Simple / Legacy Interface
^^^^^^^^^^^^^^^^^^^^^^^^^

.. class:: ExclusiveScanKernel(ctx, dtype, scan_expr, neutral, name_prefix="scan", options=[], preamble="", devices=None)

    Generates a kernel that can compute a `prefix sum <https://secure.wikimedia.org/wikipedia/en/wiki/Prefix_sum>`_
    using any associative operation given as *scan_expr*.
    *scan_expr* uses the formal values "a" and "b" to indicate two operands of
    an associative binary operation. *neutral* is the neutral element
    of *scan_expr*, obeying *scan_expr(a, neutral) == a*.

    *dtype* specifies the type of the arrays being operated on. 
    *name_prefix* is used for kernel names to ensure recognizability
    in profiles and logs. *options* is a list of compiler options to use
    when building. *preamble* specifies a string of code that is
    inserted before the actual kernels. *devices* may be used to restrict
    the set of devices on which the kernel is meant to run. (defaults
    to all devices in the context *ctx*.

    .. method:: __call__(self, input_ary, output_ary=None, allocator=None, queue=None)

.. class:: InclusiveScanKernel(dtype, scan_expr, neutral=None, name_prefix="scan", options=[], preamble="", devices=None)

    Works like :class:`ExclusiveScanKernel`.

    .. versionchanged:: 2012.2
        *neutral* is now always required.
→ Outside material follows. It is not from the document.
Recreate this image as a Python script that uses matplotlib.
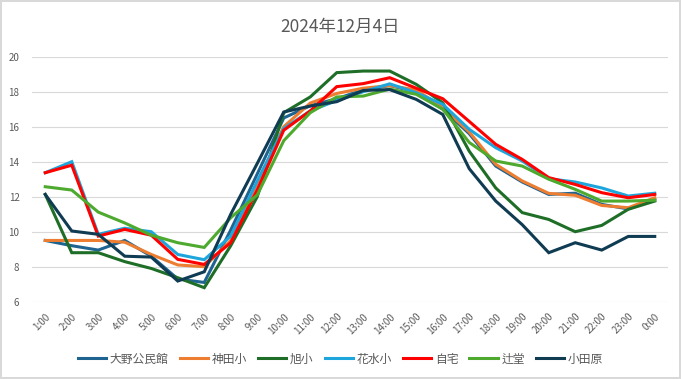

For the array `[1,2,3]`, inclusive scan results in `[1,3,6]`, and exclusive
scan results in `[0,1,3]`.

Here's a usage example::

    knl = InclusiveScanKernel(context, np.int32, "a+b")

    n = 2**20-2**18+5
    host_data = np.random.randint(0, 10, n).astype(np.int32)
    dev_data = cl_array.to_device(queue, host_data)

    knl(dev_data)
    assert (dev_data.get() == np.cumsum(host_data, axis=0)).all()

Higher-level algorithms
-----------------------

.. module:: pyopencl.algorithm

.. autofunction:: copy_if

.. autofunction:: remove_if

.. autofunction:: partition

.. autofunction:: unique

Sorting
^^^^^^^

.. autoclass:: RadixSort

    .. automethod:: __call__

Fast Fourier Transforms
-----------------------

Bogdan Opanchuk's `pyfft <http://pypi.python.org/pypi/pyfft>`_ package offers a
variety of GPU-based FFT implementations.